[newbie] OpenCL code within C++ program


I have a present code written in C++. It uses only platform-independent C++98 features and boost libraries; of the latter only the threads library is used as non-header only.

The code has about the following structure:

input / data setup
operation A
operation B
operation C
operation …

where each operation has three components:

initialization [single threaded]
system update [multi-threaded]
finalization [single threaded]

Each system update consists of many (thousands) of individual operations performed basically in SIMD-manner (though with if-conditions) and comprise by far the largest run-time weight. If there are n operations to be performed, then this section is presently CPU multi-threaded (using the boost threads library) by assigning each of m CPU cores a workload of n / m operations. The maths operations are +, -, *, /, log, exp, sqrt plus actually some boost functions, but I suppose I could live well with restricting that code section to mere C99 functionality.

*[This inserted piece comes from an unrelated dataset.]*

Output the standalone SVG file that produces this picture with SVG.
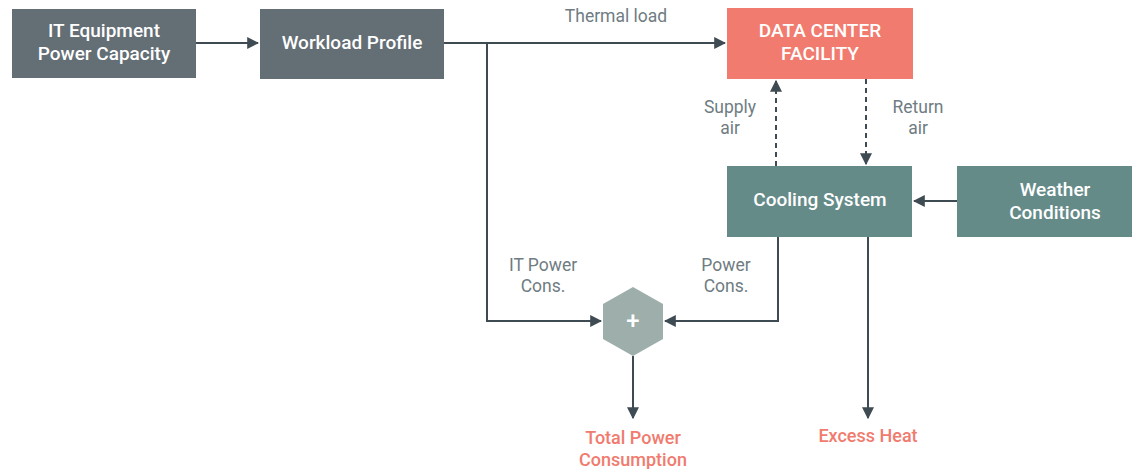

I would like to speed up the system updates using OpenCL instead of boost. What I ask here is whether it is possible to integrate OpenCL code das part of an overall C++ program (i.e. I have no ambition of rewriting the whole program in OpenCL-restricted feature sets !), and if so how. Presently I do not know how to program in OpenCL (and I am hence not familiar with its technicalities) and thus I’d like to know if it would be worth the effort at all to take the learning curve.
For example, would it be possible to place all the OpenCL stuff into C (or C++) wrapper functions and then invoke those from C++? Or could OpenCL code functions ideally also become right integrated into C++ code, and say the compiler mechanism then identifies these functions as OpenCL and deferring their compilation to the OpenCL SDK?

The number of operations to be be performed is very large (literally billions). Hence at each operation the invokation of the OpenCL code section should not imply a heavy invokation cost (e.g. run-time compilation or through loading an external library on each separate invokation etc).